It was President Obama's fault.
No, I haven't thrown in with the Obama-haters who pin blame for everything from Ebola to the polar vortex on the Democratic president.
I'm reporting the takeaway from a fascinating analysis of the 11 DFL defeats on Nov. 4 that flipped control of the Minnesota House to the GOP, giving that party a 72-62 edge in 2015-16. The analysis suggests that Obama's unpopularity had a lot to do with results in those 11 districts.
It's the handiwork of Brian Rice, the Minneapolis attorney/lobbyist/born-and-bred DFLer and election math whiz. He examined the House results in every presidential midterm election for the past 60 years — 16 in all — and scored what happened to the state House caucus allied with the president's political party in each of those elections. (Before 1974, those caucuses used the nonpartisan names Liberal and Conservative. Rice took those terms as proxies for Democrats and Republicans, which they were.)

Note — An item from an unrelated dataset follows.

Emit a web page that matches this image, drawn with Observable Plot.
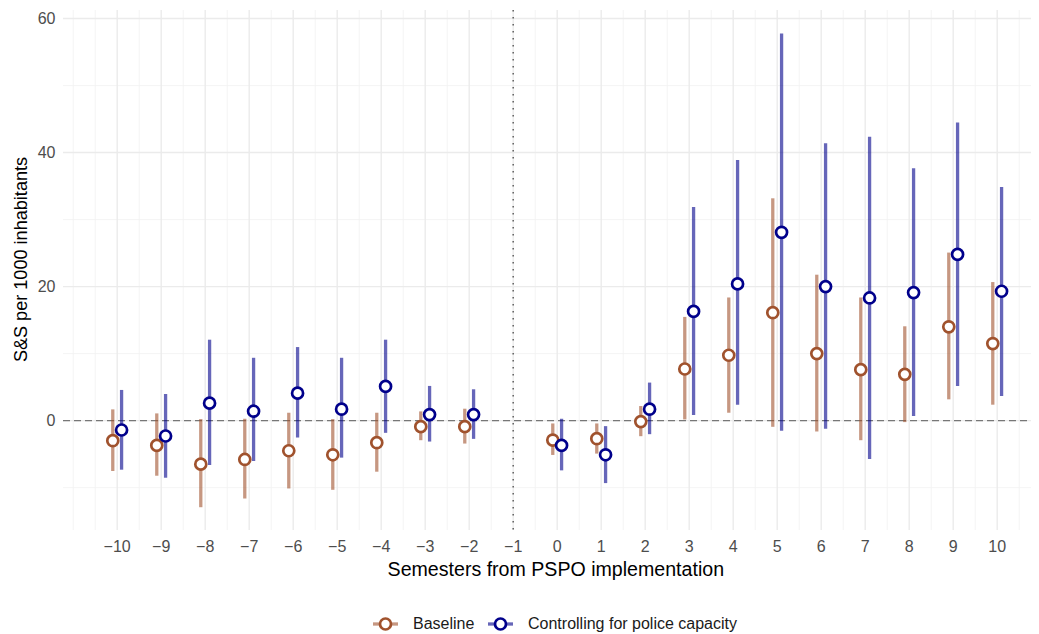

In 14 of those 16 elections, the caucus associated with the president lost seats. The two exceptions were in 1990, when President Bush the First was basking in the glow of winning the Cold War and gearing up for the Gulf War; and in 2002, when President Bush the Second was on a post-9/11, pre-Iraq War footing and the DFL was in disarray after the death of U.S. Sen. Paul Wellstone. The GOP gained one House seat in 1990 and 12 in 2002.
Cast aside those two exceptions, and consider the number of state House seats typically lost by the president's party in midterm elections. They ranged from 6 to 37. The average: 17.

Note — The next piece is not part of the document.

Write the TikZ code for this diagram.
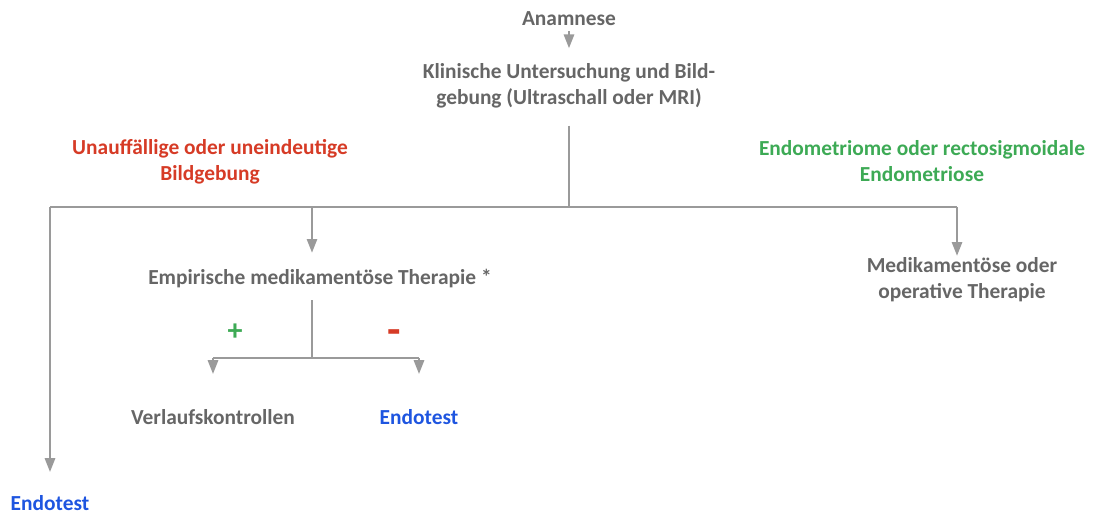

By those lights, this year's swing of 11 seats doesn't seem so stunning. Neither does the fact that 10 of the 11 districts that switched from DFL to GOP are in Greater Minnesota — not when one considers the president's popularity pattern in this state.
A Survey USA poll conducted Oct. 27-30 in Minnesota (which Obama carried in both 2008 and 2012) found that his approval statewide had slipped to 40 percent. That's well into the political peril zone.